Task:
Leave out the pictures and set down exactly the lines from the start of the listing through the one with "0.418, 0.498, 0.480];", both included.

Given information:
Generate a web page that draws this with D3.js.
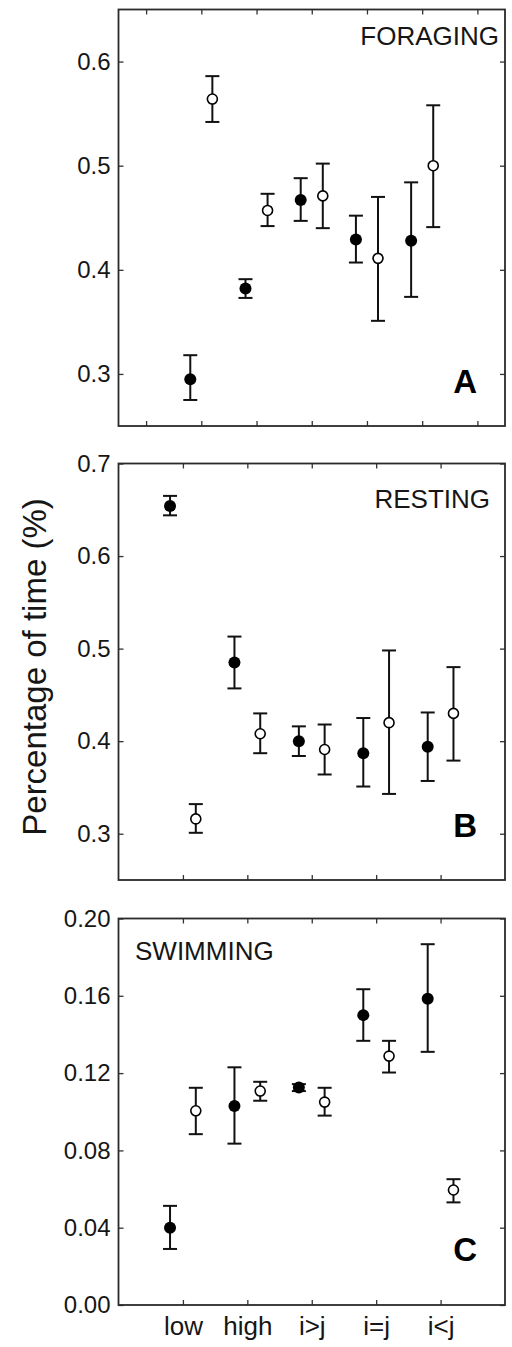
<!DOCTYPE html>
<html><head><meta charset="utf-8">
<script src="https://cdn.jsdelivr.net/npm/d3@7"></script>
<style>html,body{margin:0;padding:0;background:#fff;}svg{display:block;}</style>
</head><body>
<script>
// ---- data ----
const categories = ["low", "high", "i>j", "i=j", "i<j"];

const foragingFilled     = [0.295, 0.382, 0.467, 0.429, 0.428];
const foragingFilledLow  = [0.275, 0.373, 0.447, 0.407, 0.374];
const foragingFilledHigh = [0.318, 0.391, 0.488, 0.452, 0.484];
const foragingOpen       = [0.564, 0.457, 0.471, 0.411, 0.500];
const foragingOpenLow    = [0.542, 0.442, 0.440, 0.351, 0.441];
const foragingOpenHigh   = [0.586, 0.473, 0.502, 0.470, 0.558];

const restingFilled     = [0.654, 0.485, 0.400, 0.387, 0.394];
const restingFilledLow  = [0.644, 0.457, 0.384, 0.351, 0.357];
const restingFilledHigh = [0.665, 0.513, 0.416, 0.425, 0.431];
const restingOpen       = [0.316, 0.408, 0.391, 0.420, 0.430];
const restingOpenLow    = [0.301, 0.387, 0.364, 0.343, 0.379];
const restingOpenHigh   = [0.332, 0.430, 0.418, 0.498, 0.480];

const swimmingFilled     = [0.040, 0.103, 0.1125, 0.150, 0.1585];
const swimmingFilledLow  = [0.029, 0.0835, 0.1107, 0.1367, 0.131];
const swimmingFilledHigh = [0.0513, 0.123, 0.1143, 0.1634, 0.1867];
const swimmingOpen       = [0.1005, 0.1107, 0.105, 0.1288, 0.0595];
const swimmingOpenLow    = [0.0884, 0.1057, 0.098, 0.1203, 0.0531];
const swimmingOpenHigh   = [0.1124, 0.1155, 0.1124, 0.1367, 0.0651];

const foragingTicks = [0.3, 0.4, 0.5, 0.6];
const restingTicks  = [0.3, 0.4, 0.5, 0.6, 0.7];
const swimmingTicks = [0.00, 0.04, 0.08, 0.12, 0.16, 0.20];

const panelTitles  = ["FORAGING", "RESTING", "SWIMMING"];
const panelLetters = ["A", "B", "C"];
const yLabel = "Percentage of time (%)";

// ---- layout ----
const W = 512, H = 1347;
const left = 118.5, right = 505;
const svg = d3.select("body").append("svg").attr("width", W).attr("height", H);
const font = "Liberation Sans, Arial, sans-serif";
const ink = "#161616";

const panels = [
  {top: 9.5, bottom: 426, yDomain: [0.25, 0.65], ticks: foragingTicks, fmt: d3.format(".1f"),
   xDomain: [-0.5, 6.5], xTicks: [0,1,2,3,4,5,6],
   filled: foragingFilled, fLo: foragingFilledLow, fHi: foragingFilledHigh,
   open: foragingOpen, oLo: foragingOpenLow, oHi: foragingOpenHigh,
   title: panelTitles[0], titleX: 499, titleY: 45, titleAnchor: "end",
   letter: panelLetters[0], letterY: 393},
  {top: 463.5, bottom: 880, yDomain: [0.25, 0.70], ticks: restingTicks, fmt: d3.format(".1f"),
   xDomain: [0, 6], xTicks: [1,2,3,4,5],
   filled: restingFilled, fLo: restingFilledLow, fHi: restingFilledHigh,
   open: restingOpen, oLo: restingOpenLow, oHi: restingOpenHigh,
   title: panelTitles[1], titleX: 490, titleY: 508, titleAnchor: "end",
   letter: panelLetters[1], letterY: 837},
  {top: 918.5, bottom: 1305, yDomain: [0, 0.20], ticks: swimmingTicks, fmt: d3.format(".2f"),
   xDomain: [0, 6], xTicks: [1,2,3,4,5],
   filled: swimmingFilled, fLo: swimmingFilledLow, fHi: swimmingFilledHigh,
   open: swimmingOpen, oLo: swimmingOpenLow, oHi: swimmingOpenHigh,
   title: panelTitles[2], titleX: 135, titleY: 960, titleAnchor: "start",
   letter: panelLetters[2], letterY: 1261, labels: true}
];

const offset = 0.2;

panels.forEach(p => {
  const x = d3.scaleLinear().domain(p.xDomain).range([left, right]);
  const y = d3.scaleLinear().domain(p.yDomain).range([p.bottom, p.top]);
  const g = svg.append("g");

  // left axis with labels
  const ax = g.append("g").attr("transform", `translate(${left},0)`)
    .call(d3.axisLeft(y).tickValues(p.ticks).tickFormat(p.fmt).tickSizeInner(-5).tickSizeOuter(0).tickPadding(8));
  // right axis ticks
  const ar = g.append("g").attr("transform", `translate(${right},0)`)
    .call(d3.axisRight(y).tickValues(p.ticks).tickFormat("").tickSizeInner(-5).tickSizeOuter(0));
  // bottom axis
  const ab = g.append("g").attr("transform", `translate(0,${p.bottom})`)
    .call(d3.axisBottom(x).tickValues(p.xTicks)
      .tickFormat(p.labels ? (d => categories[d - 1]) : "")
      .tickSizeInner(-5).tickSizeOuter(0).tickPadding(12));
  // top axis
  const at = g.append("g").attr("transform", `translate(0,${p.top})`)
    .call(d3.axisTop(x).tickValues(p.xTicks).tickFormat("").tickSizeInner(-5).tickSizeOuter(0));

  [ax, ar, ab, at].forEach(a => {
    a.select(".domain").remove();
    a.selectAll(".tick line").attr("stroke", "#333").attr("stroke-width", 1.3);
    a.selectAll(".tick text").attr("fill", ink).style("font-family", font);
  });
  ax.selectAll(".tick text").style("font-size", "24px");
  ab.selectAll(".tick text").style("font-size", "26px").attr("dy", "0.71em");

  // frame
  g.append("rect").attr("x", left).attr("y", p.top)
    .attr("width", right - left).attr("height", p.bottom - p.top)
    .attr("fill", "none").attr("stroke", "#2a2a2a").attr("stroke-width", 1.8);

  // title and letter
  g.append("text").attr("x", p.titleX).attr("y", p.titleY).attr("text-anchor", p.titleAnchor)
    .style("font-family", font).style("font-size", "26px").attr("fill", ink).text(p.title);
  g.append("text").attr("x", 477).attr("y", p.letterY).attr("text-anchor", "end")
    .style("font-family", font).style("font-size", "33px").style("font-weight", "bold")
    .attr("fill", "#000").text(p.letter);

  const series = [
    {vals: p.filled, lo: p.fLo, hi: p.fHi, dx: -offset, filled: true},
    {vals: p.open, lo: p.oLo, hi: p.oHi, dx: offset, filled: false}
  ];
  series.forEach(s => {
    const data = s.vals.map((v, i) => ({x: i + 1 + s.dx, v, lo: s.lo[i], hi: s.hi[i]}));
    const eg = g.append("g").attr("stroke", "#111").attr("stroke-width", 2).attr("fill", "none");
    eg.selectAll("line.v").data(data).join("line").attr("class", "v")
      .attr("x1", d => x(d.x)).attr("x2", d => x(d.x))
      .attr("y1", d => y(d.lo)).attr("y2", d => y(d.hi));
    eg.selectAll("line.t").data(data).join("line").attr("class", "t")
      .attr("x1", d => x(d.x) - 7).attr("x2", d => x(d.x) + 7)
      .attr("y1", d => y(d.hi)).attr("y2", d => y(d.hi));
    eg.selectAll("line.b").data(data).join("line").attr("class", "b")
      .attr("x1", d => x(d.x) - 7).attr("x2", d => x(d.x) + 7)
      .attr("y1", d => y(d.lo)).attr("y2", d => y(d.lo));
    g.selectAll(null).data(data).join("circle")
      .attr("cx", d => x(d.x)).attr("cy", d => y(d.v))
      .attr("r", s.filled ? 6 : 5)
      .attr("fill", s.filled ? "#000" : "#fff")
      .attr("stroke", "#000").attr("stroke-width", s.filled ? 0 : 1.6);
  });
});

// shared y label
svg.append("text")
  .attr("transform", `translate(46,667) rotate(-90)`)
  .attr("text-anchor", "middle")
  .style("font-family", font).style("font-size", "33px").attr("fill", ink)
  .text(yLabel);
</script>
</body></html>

Written reply:
Generate a web page that draws this with D3.js.
<!DOCTYPE html>
<html><head><meta charset="utf-8">
<script src="https://cdn.jsdelivr.net/npm/d3@7"></script>
<style>html,body{margin:0;padding:0;background:#fff;}svg{display:block;}</style>
</head><body>
<script>
// ---- data ----
const categories = ["low", "high", "i>j", "i=j", "i<j"];

const foragingFilled     = [0.295, 0.382, 0.467, 0.429, 0.428];
const foragingFilledLow  = [0.275, 0.373, 0.447, 0.407, 0.374];
const foragingFilledHigh = [0.318, 0.391, 0.488, 0.452, 0.484];
const foragingOpen       = [0.564, 0.457, 0.471, 0.411, 0.500];
const foragingOpenLow    = [0.542, 0.442, 0.440, 0.351, 0.441];
const foragingOpenHigh   = [0.586, 0.473, 0.502, 0.470, 0.558];

const restingFilled     = [0.654, 0.485, 0.400, 0.387, 0.394];
const restingFilledLow  = [0.644, 0.457, 0.384, 0.351, 0.357];
const restingFilledHigh = [0.665, 0.513, 0.416, 0.425, 0.431];
const restingOpen       = [0.316, 0.408, 0.391, 0.420, 0.430];
const restingOpenLow    = [0.301, 0.387, 0.364, 0.343, 0.379];
const restingOpenHigh   = [0.332, 0.430, 0.418, 0.498, 0.480];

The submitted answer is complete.